The national budget is the primary document through which governments present their plans and the resources, including taxes, they intend to collect to fund them.
Many countries present both national and sectoral strategies that identify policy priorities to be funded through the budget. For example, the health sector could include details of policies to provide vaccination on a range of diseases and details of citizens' access to specific healthcare services.
A government's inability to implement the national budget as planned could be a sign of lack of capacity to forecast revenues and expenditures adequately or an inability to properly cost financial impact of government policies, or quite commonly a mixture of all of these issues.

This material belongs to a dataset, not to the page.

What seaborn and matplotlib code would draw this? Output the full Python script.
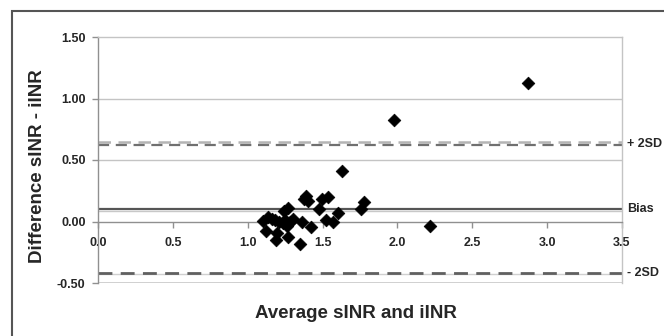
import numpy as np
import pandas as pd
import seaborn as sns
import matplotlib.pyplot as plt
import matplotlib.patches as mpatches
import matplotlib.transforms as mtransforms

# Bland-Altman data
avg_inr = [1.104, 1.122, 1.138, 1.160, 1.182, 1.189, 1.194, 1.211, 1.234, 1.243,
           1.249, 1.260, 1.271, 1.271, 1.282, 1.300, 1.349, 1.365, 1.376, 1.389,
           1.405, 1.423, 1.474, 1.494, 1.521, 1.534, 1.570, 1.601, 1.632, 1.755,
           1.777, 1.977, 2.218, 2.870]
diff_inr = [0.007, -0.075, 0.034, 0.020, 0.012, -0.150, -0.096, -0.001, -0.015, 0.085,
            0.012, -0.037, 0.107, -0.124, -0.001, 0.018, -0.185, -0.001, 0.183, 0.207,
            0.167, -0.047, 0.102, 0.180, 0.012, 0.202, -0.001, 0.072, 0.411, 0.099,
            0.156, 0.825, -0.034, 1.128]

bias = 0.10
upper_sd = 0.63
lower_sd = -0.42
limit_labels = ["+ 2SD", "Bias", "- 2SD"]

x_ticks = [0.0, 0.5, 1.0, 1.5, 2.0, 2.5, 3.0, 3.5]
y_ticks = [-0.50, 0.00, 0.50, 1.00, 1.50]

df = pd.DataFrame({"avg": avg_inr, "diff": diff_inr})

sns.set_style("white")
plt.rcParams["font.family"] = ["Liberation Sans", "DejaVu Sans"]
plt.rcParams["font.weight"] = "bold"

fig = plt.figure(figsize=(6.64, 3.36), dpi=100)
ax = fig.add_axes([98 / 664, 53 / 336, 524 / 664, 246 / 336])

# grid lines and frame
for yv in [0.5, 1.0]:
    ax.axhline(yv, color="#c4c4c4", lw=1.0, zorder=1)
ax.axhline(-0.5, color="#c8c8c8", lw=1.2, zorder=1)

# limit lines
ax.axhline(upper_sd + 0.015, color="#b4b4b4", lw=1.8, ls=(0, (5, 3)), zorder=2)
ax.axhline(upper_sd - 0.005, color="#707070", lw=1.6, ls=(0, (5, 3)), zorder=2)
ax.axhline(lower_sd - 0.01, color="#d0d0d0", lw=1.0, zorder=2)
ax.axhline(lower_sd, color="#606060", lw=2.0, ls=(0, (5, 3)), zorder=2)
ax.axhline(bias - 0.012, color="#c8c8c8", lw=1.0, zorder=2)
ax.axhline(bias, color="#555555", lw=1.6, zorder=2)

sns.scatterplot(data=df, x="avg", y="diff", marker="D", color="black",
                s=42, edgecolor="black", linewidth=0.5, ax=ax, zorder=4)

ax.set_xlim(0, 3.5)
ax.set_ylim(-0.5, 1.5)
ax.set_xticks(x_ticks)
ax.set_xticklabels([f"{v:.1f}" for v in x_ticks])
ax.set_yticks(y_ticks)
ax.set_yticklabels([f"{v:.2f}" for v in y_ticks])

ax.spines["bottom"].set_position(("data", 0))
ax.spines["bottom"].set_color("#909090")
ax.spines["left"].set_color("#909090")
ax.spines["top"].set_color("#c4c4c4")
ax.spines["right"].set_color("#c4c4c4")
for s in ax.spines.values():
    s.set_linewidth(1.0)

ax.tick_params(axis="x", direction="out", length=4, width=1, color="#909090",
               pad=7, labelsize=9)
ax.tick_params(axis="y", direction="out", length=4, width=1, color="#909090",
               pad=5, labelsize=9)
ax.xaxis.set_ticks_position("bottom")
ax.yaxis.set_ticks_position("left")

ax.set_xlabel("")
ax.set_ylabel("")
fig.text(37.5 / 664, 1 - 166 / 336, "Difference sINR - iINR", ha="center", va="center",
         rotation=90, fontsize=13.5, fontweight="bold")
fig.text(356 / 664, 1 - 313 / 336, "Average sINR and iINR", ha="center", va="center",
         fontsize=13.5, fontweight="bold")

trans = mtransforms.blended_transform_factory(ax.transAxes, ax.transData)
for lab, yv in zip(limit_labels, [upper_sd, bias, lower_sd]):
    ax.text(1.01, yv, lab, transform=trans, ha="left", va="center",
            fontsize=9, fontweight="bold")

# outer frame of the original figure
fig.patches.append(mpatches.Rectangle((12 / 664, -0.2), 1.2, 1 - 11 / 336 + 0.2,
                                      transform=fig.transFigure, fill=False,
                                      edgecolor="#555555", lw=1.5))

fig.savefig("out.png", dpi=100)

However, in many cases the reason why governments are unable to execute budgets as planned could be, at least partially due to exogenous factors, such as natural disasters, armed conflicts, or increased level of migration flows.
The Sustainable Development Goals—target 16.6—recognize that providing a sound basis for development requires that government budgets are comprehensive, transparent, and realistic.
This is measured through the Public Expenditure and Financial Accountability (PEFA)[1] indicator that assesses the difference between planned and actual budget expenditure in countries across the world.
Since 2005, 147 countries and 178 subnational governments have carried out a PEFA assessment, with national spending more likely to be on target than subnational spending.
Nearly two-thirds of countries that have had a PEFA assessment at the national level were within ten percentage points of their original budgets, and around half of those were within five percentage points. However, more than a tenth of countries deviated by more than 15 percentage points.
There are key differences between countries across the regions. Countries of Europe and Central Asia (ECA) seem to have most success in achieving their planned revenue, expenditure, and balance targets. Over 75 percent of countries in ECA were within ten percentage points of their original budget expenditure targets with two thirds of those within five percentage points.
Similar results have been achieved in East Asia and Pacific and in Latin America and Caribbean, however, with a lower percentage of countries within five percentage points. Implementing realistic budgets remains a challenge in Sub-Saharan Africa where only one fifth of countries managed to implement the budget within five percentage points.
Papua New Guinea is a good example of how improvements in the credibility of government budgeting can be tracked over time. In this example, the government has managed to improve the budget credibility as compared to the previous PEFA assessment which indicated a deviation of more than ten percent.
The government's efforts to establish a sound framework for fiscal policy and transparency, together with legislation for managing natural resource revenues has been a contributory factor. The PEFA assessment guided the PNG government in the development of an action plan and reform program 'PEFA Road Map 2015—2018' that primarily focuses on enhancing fiscal transparency and accountability.
At the subnational level, governments have found it more challenging to implement their budgets in line with authorized plans as compared to the national level. Ranging from large states in Brazil to small municipalities in Croatia, almost half of the 178 local government budgets surveyed in 34 countries deviated by more than 15 percent from the original budget, and only one in seven subnational budgets was within 5 percentage points.
The link between national and subnational performance is not systematic. But Ethiopia and South Africa are good examples of where the majority of subnational and national budgets were very close to the ones the legislature approved.